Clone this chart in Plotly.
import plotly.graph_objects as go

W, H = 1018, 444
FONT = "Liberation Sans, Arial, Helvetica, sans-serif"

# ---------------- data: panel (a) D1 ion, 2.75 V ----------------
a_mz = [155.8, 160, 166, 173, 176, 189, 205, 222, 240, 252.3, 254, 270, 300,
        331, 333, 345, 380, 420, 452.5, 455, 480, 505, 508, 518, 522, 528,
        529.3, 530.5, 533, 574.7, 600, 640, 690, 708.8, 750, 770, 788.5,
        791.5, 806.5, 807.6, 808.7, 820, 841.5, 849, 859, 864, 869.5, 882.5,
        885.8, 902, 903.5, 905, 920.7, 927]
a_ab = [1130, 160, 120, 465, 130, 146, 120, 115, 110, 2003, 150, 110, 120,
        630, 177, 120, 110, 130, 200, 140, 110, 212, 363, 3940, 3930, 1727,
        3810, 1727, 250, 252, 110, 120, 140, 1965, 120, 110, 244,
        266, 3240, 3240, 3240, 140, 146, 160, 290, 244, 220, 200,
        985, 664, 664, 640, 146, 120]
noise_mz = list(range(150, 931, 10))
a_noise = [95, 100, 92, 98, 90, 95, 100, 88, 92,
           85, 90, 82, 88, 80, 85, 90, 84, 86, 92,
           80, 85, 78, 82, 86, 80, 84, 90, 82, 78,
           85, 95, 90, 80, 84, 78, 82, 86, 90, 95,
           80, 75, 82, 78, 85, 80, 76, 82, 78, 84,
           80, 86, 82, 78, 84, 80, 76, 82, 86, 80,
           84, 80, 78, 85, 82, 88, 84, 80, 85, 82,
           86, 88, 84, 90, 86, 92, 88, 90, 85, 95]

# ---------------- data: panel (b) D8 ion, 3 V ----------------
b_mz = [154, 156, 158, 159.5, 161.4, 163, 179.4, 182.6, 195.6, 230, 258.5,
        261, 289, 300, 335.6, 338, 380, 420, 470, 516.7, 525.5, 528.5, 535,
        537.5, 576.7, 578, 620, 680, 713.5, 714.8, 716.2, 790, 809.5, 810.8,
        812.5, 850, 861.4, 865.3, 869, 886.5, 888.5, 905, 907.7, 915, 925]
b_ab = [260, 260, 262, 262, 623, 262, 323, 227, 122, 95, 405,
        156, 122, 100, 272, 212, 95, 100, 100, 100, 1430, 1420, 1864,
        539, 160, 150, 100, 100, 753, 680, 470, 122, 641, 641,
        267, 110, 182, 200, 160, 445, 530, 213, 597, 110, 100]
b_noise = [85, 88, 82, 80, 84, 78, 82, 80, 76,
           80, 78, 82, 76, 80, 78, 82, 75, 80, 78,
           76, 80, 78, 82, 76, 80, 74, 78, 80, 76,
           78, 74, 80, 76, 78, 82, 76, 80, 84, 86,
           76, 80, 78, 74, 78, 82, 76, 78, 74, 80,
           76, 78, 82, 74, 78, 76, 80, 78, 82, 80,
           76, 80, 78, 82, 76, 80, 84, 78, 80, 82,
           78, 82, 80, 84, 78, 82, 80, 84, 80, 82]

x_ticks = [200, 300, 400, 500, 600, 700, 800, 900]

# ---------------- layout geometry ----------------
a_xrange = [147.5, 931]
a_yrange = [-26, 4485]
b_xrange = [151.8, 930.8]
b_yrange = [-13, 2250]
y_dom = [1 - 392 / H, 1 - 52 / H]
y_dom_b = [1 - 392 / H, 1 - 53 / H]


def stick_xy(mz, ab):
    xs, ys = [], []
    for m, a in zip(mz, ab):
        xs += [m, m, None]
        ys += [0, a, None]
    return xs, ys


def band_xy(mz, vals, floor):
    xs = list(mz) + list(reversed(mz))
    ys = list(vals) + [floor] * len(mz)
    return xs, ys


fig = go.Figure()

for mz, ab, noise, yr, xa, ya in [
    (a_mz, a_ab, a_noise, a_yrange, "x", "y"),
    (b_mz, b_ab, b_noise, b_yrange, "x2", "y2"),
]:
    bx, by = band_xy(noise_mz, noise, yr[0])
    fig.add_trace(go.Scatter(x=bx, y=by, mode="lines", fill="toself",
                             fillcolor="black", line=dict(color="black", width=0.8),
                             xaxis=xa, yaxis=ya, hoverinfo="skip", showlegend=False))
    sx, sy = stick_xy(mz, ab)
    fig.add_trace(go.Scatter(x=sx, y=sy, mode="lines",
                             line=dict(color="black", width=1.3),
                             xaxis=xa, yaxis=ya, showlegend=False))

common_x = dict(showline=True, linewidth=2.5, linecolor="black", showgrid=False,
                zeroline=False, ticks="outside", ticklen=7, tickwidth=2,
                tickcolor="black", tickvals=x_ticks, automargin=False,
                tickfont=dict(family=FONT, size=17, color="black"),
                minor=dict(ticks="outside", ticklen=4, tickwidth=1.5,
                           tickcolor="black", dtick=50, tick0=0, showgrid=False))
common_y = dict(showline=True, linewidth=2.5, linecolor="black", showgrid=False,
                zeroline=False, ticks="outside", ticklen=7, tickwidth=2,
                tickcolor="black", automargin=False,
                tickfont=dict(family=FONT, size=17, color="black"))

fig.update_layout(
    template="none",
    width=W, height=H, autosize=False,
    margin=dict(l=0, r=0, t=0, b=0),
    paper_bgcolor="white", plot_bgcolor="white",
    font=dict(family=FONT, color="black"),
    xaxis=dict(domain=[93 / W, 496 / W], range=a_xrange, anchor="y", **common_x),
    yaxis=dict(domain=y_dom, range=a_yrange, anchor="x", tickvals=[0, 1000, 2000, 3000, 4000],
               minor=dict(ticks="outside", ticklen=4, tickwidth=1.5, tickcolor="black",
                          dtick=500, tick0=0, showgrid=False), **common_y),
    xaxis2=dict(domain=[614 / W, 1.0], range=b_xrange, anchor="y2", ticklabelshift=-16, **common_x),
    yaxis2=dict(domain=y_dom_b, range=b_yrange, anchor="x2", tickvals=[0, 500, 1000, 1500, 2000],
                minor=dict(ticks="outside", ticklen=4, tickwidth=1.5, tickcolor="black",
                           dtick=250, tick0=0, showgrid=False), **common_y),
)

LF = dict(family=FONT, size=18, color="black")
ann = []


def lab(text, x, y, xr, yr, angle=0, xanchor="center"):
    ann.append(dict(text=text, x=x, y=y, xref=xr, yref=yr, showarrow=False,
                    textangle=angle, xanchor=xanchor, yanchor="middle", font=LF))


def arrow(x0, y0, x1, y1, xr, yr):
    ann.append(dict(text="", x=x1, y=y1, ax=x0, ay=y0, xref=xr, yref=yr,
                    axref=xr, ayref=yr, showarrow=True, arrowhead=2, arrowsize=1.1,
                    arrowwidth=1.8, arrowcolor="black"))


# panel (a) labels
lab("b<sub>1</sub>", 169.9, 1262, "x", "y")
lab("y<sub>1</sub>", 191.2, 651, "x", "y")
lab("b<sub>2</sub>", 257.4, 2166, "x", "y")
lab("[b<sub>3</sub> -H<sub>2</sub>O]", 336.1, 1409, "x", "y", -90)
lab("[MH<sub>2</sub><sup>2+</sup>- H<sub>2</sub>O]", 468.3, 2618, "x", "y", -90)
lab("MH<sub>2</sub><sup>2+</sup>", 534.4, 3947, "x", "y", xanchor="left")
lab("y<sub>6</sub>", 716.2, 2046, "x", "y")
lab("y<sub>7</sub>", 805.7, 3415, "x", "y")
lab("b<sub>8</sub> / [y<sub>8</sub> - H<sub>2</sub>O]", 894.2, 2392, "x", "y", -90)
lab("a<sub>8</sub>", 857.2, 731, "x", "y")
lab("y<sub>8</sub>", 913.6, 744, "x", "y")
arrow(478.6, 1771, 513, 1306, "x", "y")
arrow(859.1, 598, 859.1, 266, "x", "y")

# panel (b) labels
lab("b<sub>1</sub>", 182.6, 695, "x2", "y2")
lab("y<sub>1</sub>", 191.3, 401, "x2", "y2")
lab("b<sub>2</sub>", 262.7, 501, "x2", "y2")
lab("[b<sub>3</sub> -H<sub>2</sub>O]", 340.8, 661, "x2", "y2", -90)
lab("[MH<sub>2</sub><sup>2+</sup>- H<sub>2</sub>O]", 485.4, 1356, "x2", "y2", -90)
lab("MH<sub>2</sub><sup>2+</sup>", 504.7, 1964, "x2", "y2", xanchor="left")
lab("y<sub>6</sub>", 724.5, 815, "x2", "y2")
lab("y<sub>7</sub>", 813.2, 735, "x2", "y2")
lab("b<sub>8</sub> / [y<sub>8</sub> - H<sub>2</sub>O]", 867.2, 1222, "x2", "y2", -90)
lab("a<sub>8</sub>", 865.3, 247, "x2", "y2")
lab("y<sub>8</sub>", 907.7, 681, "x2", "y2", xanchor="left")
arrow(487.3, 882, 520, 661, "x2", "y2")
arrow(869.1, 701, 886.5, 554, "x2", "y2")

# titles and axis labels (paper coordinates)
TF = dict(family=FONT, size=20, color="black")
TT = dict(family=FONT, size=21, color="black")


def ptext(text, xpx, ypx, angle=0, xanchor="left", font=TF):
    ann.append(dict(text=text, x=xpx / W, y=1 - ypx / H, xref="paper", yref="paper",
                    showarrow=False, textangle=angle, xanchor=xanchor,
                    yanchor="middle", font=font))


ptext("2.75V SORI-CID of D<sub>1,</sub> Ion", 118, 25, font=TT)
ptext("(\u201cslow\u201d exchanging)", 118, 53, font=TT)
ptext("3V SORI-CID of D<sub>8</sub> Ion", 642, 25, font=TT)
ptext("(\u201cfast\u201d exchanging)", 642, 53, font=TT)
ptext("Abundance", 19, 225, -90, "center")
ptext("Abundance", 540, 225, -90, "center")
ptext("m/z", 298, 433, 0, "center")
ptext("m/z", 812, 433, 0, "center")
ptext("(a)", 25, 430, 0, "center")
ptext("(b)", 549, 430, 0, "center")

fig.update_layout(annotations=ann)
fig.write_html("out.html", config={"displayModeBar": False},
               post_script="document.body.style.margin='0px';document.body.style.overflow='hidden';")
--- --- ---
* _What is being asked_: Using the data above, restate word for word the lines from its opening line through the line that contains "86, 88, 84, 90, 86, 92, 88, 90, 85, 95]", and no more.

* _Final result_:
Clone this chart in Plotly.
import plotly.graph_objects as go

W, H = 1018, 444
FONT = "Liberation Sans, Arial, Helvetica, sans-serif"

# ---------------- data: panel (a) D1 ion, 2.75 V ----------------
a_mz = [155.8, 160, 166, 173, 176, 189, 205, 222, 240, 252.3, 254, 270, 300,
        331, 333, 345, 380, 420, 452.5, 455, 480, 505, 508, 518, 522, 528,
        529.3, 530.5, 533, 574.7, 600, 640, 690, 708.8, 750, 770, 788.5,
        791.5, 806.5, 807.6, 808.7, 820, 841.5, 849, 859, 864, 869.5, 882.5,
        885.8, 902, 903.5, 905, 920.7, 927]
a_ab = [1130, 160, 120, 465, 130, 146, 120, 115, 110, 2003, 150, 110, 120,
        630, 177, 120, 110, 130, 200, 140, 110, 212, 363, 3940, 3930, 1727,
        3810, 1727, 250, 252, 110, 120, 140, 1965, 120, 110, 244,
        266, 3240, 3240, 3240, 140, 146, 160, 290, 244, 220, 200,
        985, 664, 664, 640, 146, 120]
noise_mz = list(range(150, 931, 10))
a_noise = [95, 100, 92, 98, 90, 95, 100, 88, 92,
           85, 90, 82, 88, 80, 85, 90, 84, 86, 92,
           80, 85, 78, 82, 86, 80, 84, 90, 82, 78,
           85, 95, 90, 80, 84, 78, 82, 86, 90, 95,
           80, 75, 82, 78, 85, 80, 76, 82, 78, 84,
           80, 86, 82, 78, 84, 80, 76, 82, 86, 80,
           84, 80, 78, 85, 82, 88, 84, 80, 85, 82,
           86, 88, 84, 90, 86, 92, 88, 90, 85, 95]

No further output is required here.